Purpose teaching the case:
Engage discussion of how TSA management should design the screening and environment to encourage and nurture better performance, based on employee support for TSA's public-service mission. But in the context of this, I also wanted to talk with the students about how to handle an individual employee's lapse.
What lapse? I understand TSA guard was gotten by - bad person who ignored signs and barriers did so is the problem, not the TSA guard.
What do you want? TSA guard to shoot the idiot?, Grab the fool? Fight the terrorist? TSA guard "pulled switch" to lockdown. Good enough.
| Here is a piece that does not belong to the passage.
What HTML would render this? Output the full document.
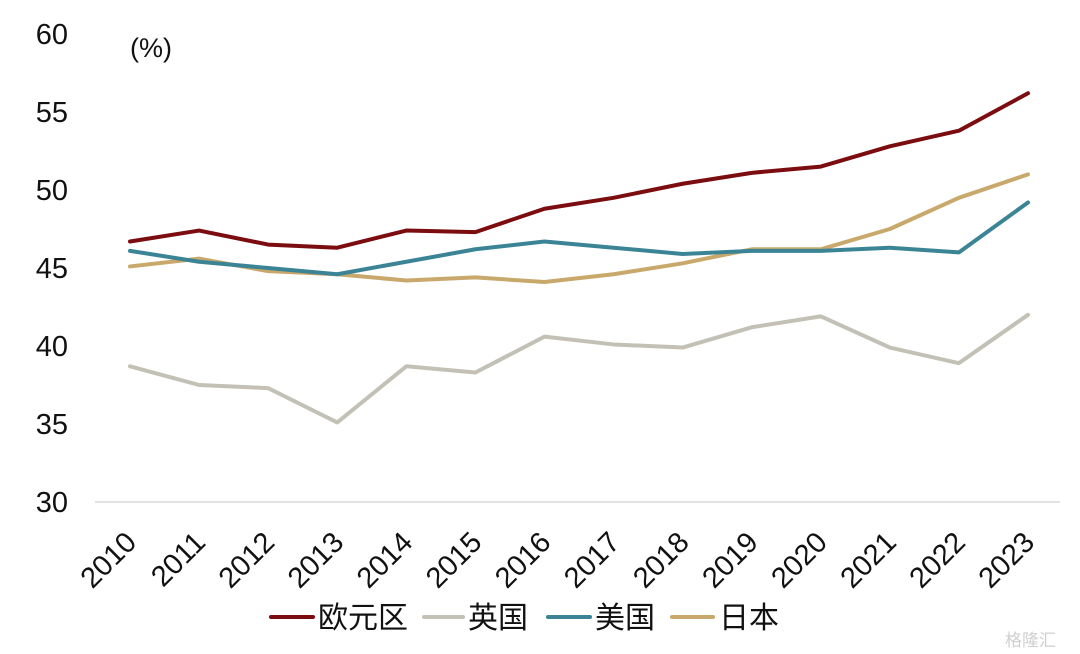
<!DOCTYPE html>
<html><head><meta charset="utf-8">
<style>
html,body{margin:0;padding:0;background:#fff;}
svg{display:block;font-family:"Liberation Sans","Noto Sans CJK SC",sans-serif;}
</style></head>
<body>
<svg id="chart" width="1080" height="654" viewBox="0 0 1080 654">
<text x="130" y="57" font-size="27" fill="#111">(%)</text>
<line x1="95" y1="502" x2="1060" y2="502" stroke="#d9d9d9" stroke-width="1.5"/>
<g id="yticks"></g><g id="xticks"></g><g id="lines"></g>
<g>
 <g><line x1="271" y1="617" x2="313" y2="617" stroke="#7b0c0f" stroke-width="4" stroke-linecap="round"/><text x="318" y="628" font-size="30" fill="#111">欧元区</text></g>
 <g><line x1="424" y1="617" x2="463" y2="617" stroke="#c3c1b6" stroke-width="4" stroke-linecap="round"/><text x="468" y="628" font-size="30" fill="#111">英国</text></g>
 <g><line x1="548" y1="617" x2="590" y2="617" stroke="#3b8496" stroke-width="4" stroke-linecap="round"/><text x="595" y="628" font-size="30" fill="#111">美国</text></g>
 <g><line x1="672" y1="617" x2="713" y2="617" stroke="#c9a86c" stroke-width="4" stroke-linecap="round"/><text x="719" y="628" font-size="30" fill="#111">日本</text></g>
</g>
<text x="1005" y="646" font-size="17" fill="#cfcfcf">格隆汇</text>
</svg>
<script>
const years = [2010,2011,2012,2013,2014,2015,2016,2017,2018,2019,2020,2021,2022,2023];
const yTicks = [30,35,40,45,50,55,60];
const eurozone = [46.7,47.4,46.5,46.3,47.4,47.3,48.8,49.5,50.4,51.1,51.5,52.8,53.8,56.2];
const uk = [38.7,37.5,37.3,35.1,38.7,38.3,40.6,40.1,39.9,41.2,41.9,39.9,38.9,42.0];
const us = [46.1,45.4,45.0,44.6,45.4,46.2,46.7,46.3,45.9,46.1,46.1,46.3,46.0,49.2];
const japan = [45.1,45.6,44.8,44.6,44.2,44.4,44.1,44.6,45.3,46.2,46.2,47.5,49.5,51.0];

const NS="http://www.w3.org/2000/svg";
const yMin=30,yMax=60,yTop=34,yBot=502;
const xFirst=130,xLast=1028;
function yScale(v){return yBot-(v-yMin)/(yMax-yMin)*(yBot-yTop);}
function xScale(i){return xFirst+i*(xLast-xFirst)/(years.length-1);}

const yg=document.getElementById('yticks');
yTicks.forEach(t=>{
  const e=document.createElementNS(NS,'text');
  
  
  e.setAttribute('x',68);e.setAttribute('y',yScale(t)+10);
  e.setAttribute('text-anchor','end');e.setAttribute('font-size','29');e.setAttribute('fill','#111');
  e.textContent=t;yg.appendChild(e);
});
const xg=document.getElementById('xticks');
years.forEach((yr,i)=>{
  const e=document.createElementNS(NS,'text');
  
  
  const x=xScale(i)+8,y=544;
  e.setAttribute('x',x);e.setAttribute('y',y);
  e.setAttribute('text-anchor','end');e.setAttribute('font-size','29');e.setAttribute('fill','#111');
  e.setAttribute('transform','rotate(-45 '+x+' '+y+')');
  e.textContent=yr;xg.appendChild(e);
});
const lg=document.getElementById('lines');
[[uk,'#c3c1b6','line-uk'],[japan,'#c9a86c','line-japan'],[us,'#3b8496','line-us'],[eurozone,'#7b0c0f','line-eurozone']].forEach(s=>{
  const p=document.createElementNS(NS,'polyline');
  
  
  p.setAttribute('points',s[0].map((v,i)=>xScale(i)+','+yScale(v)).join(' '));
  p.setAttribute('fill','none');p.setAttribute('stroke',s[1]);p.setAttribute('stroke-width','4');
  p.setAttribute('stroke-linejoin','round');p.setAttribute('stroke-linecap','round');
  lg.appendChild(p);
});
</script>
</body></html>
I'd get by any/all gaurds too if I wanted to. Stop me from the ILS? I could take out the whole airport if I wanted to. Good topic, but really unknowledgable of your subject. Fire your stupid students.

Fri, Nov 4, 2011

Government work is not welfare and in many areas such as research and development, Ivy League degrees are not wasted as it appears to be insinuated. The other point is that none of us are perfect. We have all made mistakes in our lifetimes. The decision to terminate or punish should be based on the severity of the mistake, can it be mitigated and at what cost, employee past performance etc. To fire without evaluating all the circumstances would be poor management in both Government and Public Sector.